What do you believe happens in prayer? 

Prayer is when we enter into our relationship with God.  Prayer is always an invitation to become aware of our real selves, held, connected, empowered —loved by the real God.  When we become aware of our connection to this “Source” of compassion, we become more able to accept who we are, better able to accept others as they are, and more empowered to resist and transform the principalities and powers that destroy and denigrate life.

In all of your books there is this constant theme of “slow down,” “step back from technology,” “go out into nature,” “pay attention to what you’re feeling.”  Do you see the current culture as harmful to the spiritual life? 

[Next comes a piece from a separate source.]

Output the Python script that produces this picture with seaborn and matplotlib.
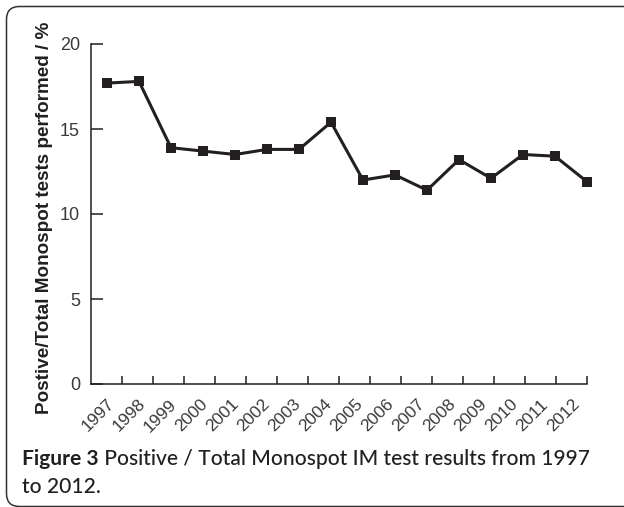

Well, doesn’t everyone?  Not just harmful to the spiritual life, but harmful to human life, animal life, plant life, all life.  We live in an age where we are aware that life is fragile. I live in Oregon, a couple of hours from the coast, within a network of rivers and streams.  Our rivers and streams are slowly dying; the salmon were almost completely wiped out in the Klamath River during the Bush years.

There are large acres of ocean off the coast that are “dead zones,” no oxygen, no creature or plant life.  Just large swaths of dead sea.  We’ve all seen the photos of polar bears drowning.  We all know we are living a life that is unsustainable, that is expensive to the planet, to animals, to the poor around the world.  We know that the American way of life is hell-bent on destruction — we know that the wars in Iraq and Afghanistan are causing enormous death and suffering for people in the Middle East.  And we know that these wars exist to sustain American, Western, forms of life.  There is enormous grief and guilt and anxiety about all of this; it lies in each of us like a heavy tar within our bodies.  But we live in an age of distraction; we live, as T.S. Eliot once wrote, “distracted from our distractions by our distractions.”  It takes real, intentional effort just to pay attention to what is permanent, what matters, what we’re feeling.